По своему образованию это был дилетант во всем том, что среди евреев черты оседлости носило название учености. Его далеко нельзя было считать невеждой, и если один шкловитянин утверждает, что у него на родине мало кто обращает внимание на образование[511], то это утверждение относится к светскому, а не к духовному образованию. В этом отношении шкловитянин, если он принадлежал к хасидам — к белорусской фракции «Хабад», — стоял, конечно, неизмеримо выше своих польских, волынских и прочих братьев по секте. Но зато, если он был миснагедом[512], он не мог похвастать той талмудической эрудицией, которою так щеголяли евреи северо-западной Литвы. Делец без всякой примеси сентиментальности, он более всего был склонен к материализму. Забитость, давшая повод к сказанию о еврейской трусости, была свойственна шкловитянину в меньшей мере, чем прочим обитателям черты. Одно лицо, путешествовавшее в 1840 г. по местам постоянной еврейской оседлости, отзывается следующим образом о белорусских евреях.

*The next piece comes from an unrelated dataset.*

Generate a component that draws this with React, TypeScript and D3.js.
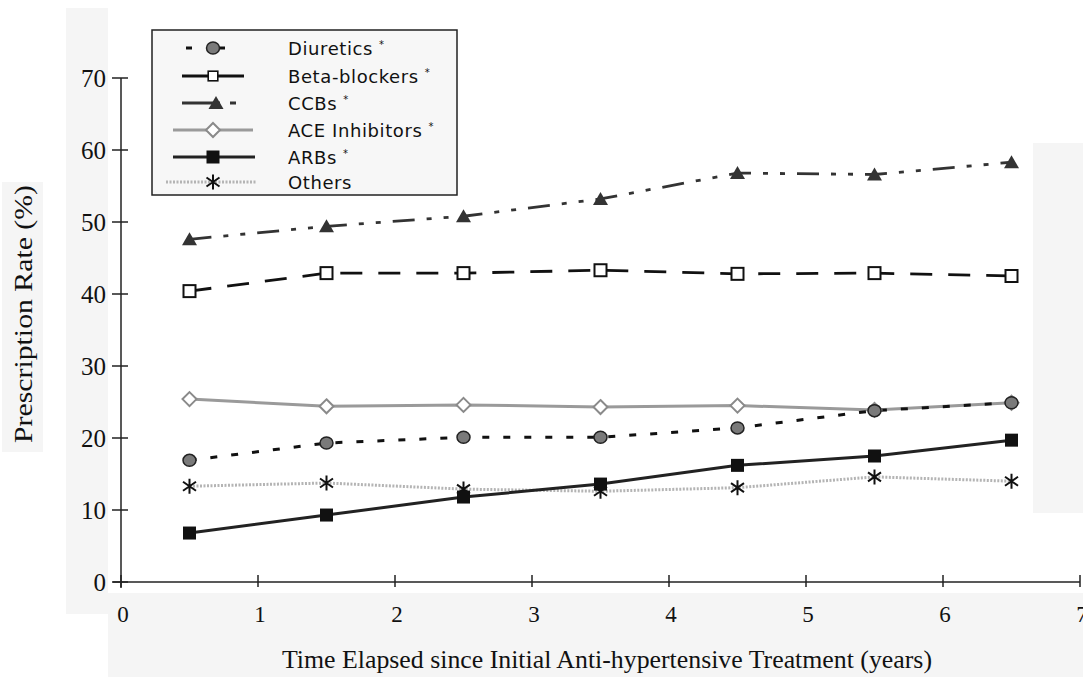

«Находясь уже довольно долго под русским владычеством, они настолько акклиматизировались, что усвоили себе характер коренного населения и отличаются смелостью и неустрашимостью»[513]. Автор несколько преувеличивает силу воздействия коренного населения на белорусских евреев, и его отзыв является лишь слабой попыткой дать историческое объяснение тому, что общественное мнение считало нужным констатировать, а не объяснять. В общем, следует заметить, что шкловитянин не был баловнем общественного мнения. Но мы освобождаем себя от щекотливой обязанности установить границу, где в общественном приговоре кончалась правильная оценка и где начинались зависть к деловитости и чувство недоброжелательства к чужому житейскому успеху.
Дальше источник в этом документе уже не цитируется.